━━━━━ Dataset content ━━━━━

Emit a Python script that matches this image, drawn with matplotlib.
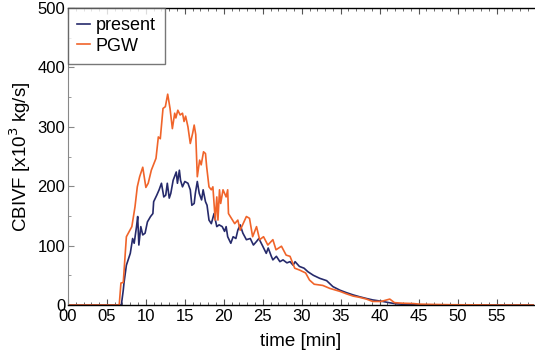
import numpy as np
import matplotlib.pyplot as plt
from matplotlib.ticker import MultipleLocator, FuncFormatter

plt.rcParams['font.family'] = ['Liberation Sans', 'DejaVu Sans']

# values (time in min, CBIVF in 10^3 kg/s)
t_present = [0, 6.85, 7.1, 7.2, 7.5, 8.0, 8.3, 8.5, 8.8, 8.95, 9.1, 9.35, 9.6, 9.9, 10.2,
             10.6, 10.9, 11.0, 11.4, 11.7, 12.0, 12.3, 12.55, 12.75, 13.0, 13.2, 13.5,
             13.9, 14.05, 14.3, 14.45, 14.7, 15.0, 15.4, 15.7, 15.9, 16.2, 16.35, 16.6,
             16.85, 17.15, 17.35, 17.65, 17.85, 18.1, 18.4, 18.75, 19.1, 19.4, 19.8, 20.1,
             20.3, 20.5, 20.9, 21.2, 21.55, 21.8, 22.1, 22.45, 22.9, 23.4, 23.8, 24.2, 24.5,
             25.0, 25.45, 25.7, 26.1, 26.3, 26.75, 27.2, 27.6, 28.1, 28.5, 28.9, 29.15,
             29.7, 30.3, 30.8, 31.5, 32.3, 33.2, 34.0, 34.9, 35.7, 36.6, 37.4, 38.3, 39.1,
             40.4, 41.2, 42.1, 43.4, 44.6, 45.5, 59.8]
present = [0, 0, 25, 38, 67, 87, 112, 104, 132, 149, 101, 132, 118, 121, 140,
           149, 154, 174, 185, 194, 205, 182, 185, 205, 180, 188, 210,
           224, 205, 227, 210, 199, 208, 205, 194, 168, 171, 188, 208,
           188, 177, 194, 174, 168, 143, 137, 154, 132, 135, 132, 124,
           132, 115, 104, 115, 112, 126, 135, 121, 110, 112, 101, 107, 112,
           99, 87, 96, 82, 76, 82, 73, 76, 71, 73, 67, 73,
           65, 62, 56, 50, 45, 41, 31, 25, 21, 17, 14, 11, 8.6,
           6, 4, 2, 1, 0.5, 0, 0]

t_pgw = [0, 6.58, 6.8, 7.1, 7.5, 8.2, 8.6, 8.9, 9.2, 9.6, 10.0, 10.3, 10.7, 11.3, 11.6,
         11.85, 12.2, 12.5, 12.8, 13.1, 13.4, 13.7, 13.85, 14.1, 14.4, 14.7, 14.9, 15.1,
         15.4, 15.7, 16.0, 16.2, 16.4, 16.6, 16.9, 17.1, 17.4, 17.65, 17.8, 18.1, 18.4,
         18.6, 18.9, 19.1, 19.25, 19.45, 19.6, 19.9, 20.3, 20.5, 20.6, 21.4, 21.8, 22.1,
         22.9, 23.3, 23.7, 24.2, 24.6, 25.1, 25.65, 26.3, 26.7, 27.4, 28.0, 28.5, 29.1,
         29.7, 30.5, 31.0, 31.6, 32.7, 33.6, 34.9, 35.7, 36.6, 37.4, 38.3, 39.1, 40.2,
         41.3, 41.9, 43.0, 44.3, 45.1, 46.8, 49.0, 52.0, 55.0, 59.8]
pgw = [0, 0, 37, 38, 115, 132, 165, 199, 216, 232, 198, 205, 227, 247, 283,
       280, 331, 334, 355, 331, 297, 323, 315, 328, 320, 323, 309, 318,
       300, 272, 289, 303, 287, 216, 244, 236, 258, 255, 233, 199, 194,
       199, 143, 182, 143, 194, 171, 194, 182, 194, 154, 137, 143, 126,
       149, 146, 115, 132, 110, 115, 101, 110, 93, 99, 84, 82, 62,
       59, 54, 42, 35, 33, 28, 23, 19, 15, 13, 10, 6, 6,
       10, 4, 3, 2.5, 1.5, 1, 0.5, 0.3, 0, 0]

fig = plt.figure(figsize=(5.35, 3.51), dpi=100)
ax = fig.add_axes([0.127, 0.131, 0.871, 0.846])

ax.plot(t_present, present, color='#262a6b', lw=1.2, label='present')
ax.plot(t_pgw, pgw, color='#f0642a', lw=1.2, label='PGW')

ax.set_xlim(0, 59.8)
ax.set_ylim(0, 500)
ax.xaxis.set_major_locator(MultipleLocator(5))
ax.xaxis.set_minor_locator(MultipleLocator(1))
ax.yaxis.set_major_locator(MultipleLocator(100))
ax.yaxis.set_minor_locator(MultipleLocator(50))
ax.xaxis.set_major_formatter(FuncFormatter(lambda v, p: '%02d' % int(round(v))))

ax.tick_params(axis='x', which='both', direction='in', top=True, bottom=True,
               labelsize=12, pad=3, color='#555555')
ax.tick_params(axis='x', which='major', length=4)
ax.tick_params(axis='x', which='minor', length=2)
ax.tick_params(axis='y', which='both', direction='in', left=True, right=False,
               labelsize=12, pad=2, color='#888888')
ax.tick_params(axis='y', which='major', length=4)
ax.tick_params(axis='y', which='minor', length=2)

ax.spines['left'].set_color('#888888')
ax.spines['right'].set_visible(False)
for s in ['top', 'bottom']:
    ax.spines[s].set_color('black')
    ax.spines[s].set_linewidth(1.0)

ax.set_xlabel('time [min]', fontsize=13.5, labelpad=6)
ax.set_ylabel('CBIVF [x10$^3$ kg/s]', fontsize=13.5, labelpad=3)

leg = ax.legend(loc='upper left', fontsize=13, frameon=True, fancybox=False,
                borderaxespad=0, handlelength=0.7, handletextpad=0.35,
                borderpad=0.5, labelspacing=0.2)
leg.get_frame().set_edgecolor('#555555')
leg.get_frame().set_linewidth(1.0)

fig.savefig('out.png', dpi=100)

━━━━━

### Exercise requirements
Repeat the data exactly, without the pictures.

### The reply
Emit a Python script that matches this image, drawn with matplotlib.
import numpy as np
import matplotlib.pyplot as plt
from matplotlib.ticker import MultipleLocator, FuncFormatter

plt.rcParams['font.family'] = ['Liberation Sans', 'DejaVu Sans']

# values (time in min, CBIVF in 10^3 kg/s)
t_present = [0, 6.85, 7.1, 7.2, 7.5, 8.0, 8.3, 8.5, 8.8, 8.95, 9.1, 9.35, 9.6, 9.9, 10.2,
             10.6, 10.9, 11.0, 11.4, 11.7, 12.0, 12.3, 12.55, 12.75, 13.0, 13.2, 13.5,
             13.9, 14.05, 14.3, 14.45, 14.7, 15.0, 15.4, 15.7, 15.9, 16.2, 16.35, 16.6,
             16.85, 17.15, 17.35, 17.65, 17.85, 18.1, 18.4, 18.75, 19.1, 19.4, 19.8, 20.1,
             20.3, 20.5, 20.9, 21.2, 21.55, 21.8, 22.1, 22.45, 22.9, 23.4, 23.8, 24.2, 24.5,
             25.0, 25.45, 25.7, 26.1, 26.3, 26.75, 27.2, 27.6, 28.1, 28.5, 28.9, 29.15,
             29.7, 30.3, 30.8, 31.5, 32.3, 33.2, 34.0, 34.9, 35.7, 36.6, 37.4, 38.3, 39.1,
             40.4, 41.2, 42.1, 43.4, 44.6, 45.5, 59.8]
present = [0, 0, 25, 38, 67, 87, 112, 104, 132, 149, 101, 132, 118, 121, 140,
           149, 154, 174, 185, 194, 205, 182, 185, 205, 180, 188, 210,
           224, 205, 227, 210, 199, 208, 205, 194, 168, 171, 188, 208,
           188, 177, 194, 174, 168, 143, 137, 154, 132, 135, 132, 124,
           132, 115, 104, 115, 112, 126, 135, 121, 110, 112, 101, 107, 112,
           99, 87, 96, 82, 76, 82, 73, 76, 71, 73, 67, 73,
           65, 62, 56, 50, 45, 41, 31, 25, 21, 17, 14, 11, 8.6,
           6, 4, 2, 1, 0.5, 0, 0]

t_pgw = [0, 6.58, 6.8, 7.1, 7.5, 8.2, 8.6, 8.9, 9.2, 9.6, 10.0, 10.3, 10.7, 11.3, 11.6,
         11.85, 12.2, 12.5, 12.8, 13.1, 13.4, 13.7, 13.85, 14.1, 14.4, 14.7, 14.9, 15.1,
         15.4, 15.7, 16.0, 16.2, 16.4, 16.6, 16.9, 17.1, 17.4, 17.65, 17.8, 18.1, 18.4,
         18.6, 18.9, 19.1, 19.25, 19.45, 19.6, 19.9, 20.3, 20.5, 20.6, 21.4, 21.8, 22.1,
         22.9, 23.3, 23.7, 24.2, 24.6, 25.1, 25.65, 26.3, 26.7, 27.4, 28.0, 28.5, 29.1,
         29.7, 30.5, 31.0, 31.6, 32.7, 33.6, 34.9, 35.7, 36.6, 37.4, 38.3, 39.1, 40.2,
         41.3, 41.9, 43.0, 44.3, 45.1, 46.8, 49.0, 52.0, 55.0, 59.8]
pgw = [0, 0, 37, 38, 115, 132, 165, 199, 216, 232, 198, 205, 227, 247, 283,
       280, 331, 334, 355, 331, 297, 323, 315, 328, 320, 323, 309, 318,
       300, 272, 289, 303, 287, 216, 244, 236, 258, 255, 233, 199, 194,
       199, 143, 182, 143, 194, 171, 194, 182, 194, 154, 137, 143, 126,
       149, 146, 115, 132, 110, 115, 101, 110, 93, 99, 84, 82, 62,
       59, 54, 42, 35, 33, 28, 23, 19, 15, 13, 10, 6, 6,
       10, 4, 3, 2.5, 1.5, 1, 0.5, 0.3, 0, 0]

fig = plt.figure(figsize=(5.35, 3.51), dpi=100)
ax = fig.add_axes([0.127, 0.131, 0.871, 0.846])

ax.plot(t_present, present, color='#262a6b', lw=1.2, label='present')
ax.plot(t_pgw, pgw, color='#f0642a', lw=1.2, label='PGW')

ax.set_xlim(0, 59.8)
ax.set_ylim(0, 500)
ax.xaxis.set_major_locator(MultipleLocator(5))
ax.xaxis.set_minor_locator(MultipleLocator(1))
ax.yaxis.set_major_locator(MultipleLocator(100))
ax.yaxis.set_minor_locator(MultipleLocator(50))
ax.xaxis.set_major_formatter(FuncFormatter(lambda v, p: '%02d' % int(round(v))))

ax.tick_params(axis='x', which='both', direction='in', top=True, bottom=True,
               labelsize=12, pad=3, color='#555555')
ax.tick_params(axis='x', which='major', length=4)
ax.tick_params(axis='x', which='minor', length=2)
ax.tick_params(axis='y', which='both', direction='in', left=True, right=False,
               labelsize=12, pad=2, color='#888888')
ax.tick_params(axis='y', which='major', length=4)
ax.tick_params(axis='y', which='minor', length=2)

ax.spines['left'].set_color('#888888')
ax.spines['right'].set_visible(False)
for s in ['top', 'bottom']:
    ax.spines[s].set_color('black')
    ax.spines[s].set_linewidth(1.0)

ax.set_xlabel('time [min]', fontsize=13.5, labelpad=6)
ax.set_ylabel('CBIVF [x10$^3$ kg/s]', fontsize=13.5, labelpad=3)

leg = ax.legend(loc='upper left', fontsize=13, frameon=True, fancybox=False,
                borderaxespad=0, handlelength=0.7, handletextpad=0.35,
                borderpad=0.5, labelspacing=0.2)
leg.get_frame().set_edgecolor('#555555')
leg.get_frame().set_linewidth(1.0)

fig.savefig('out.png', dpi=100)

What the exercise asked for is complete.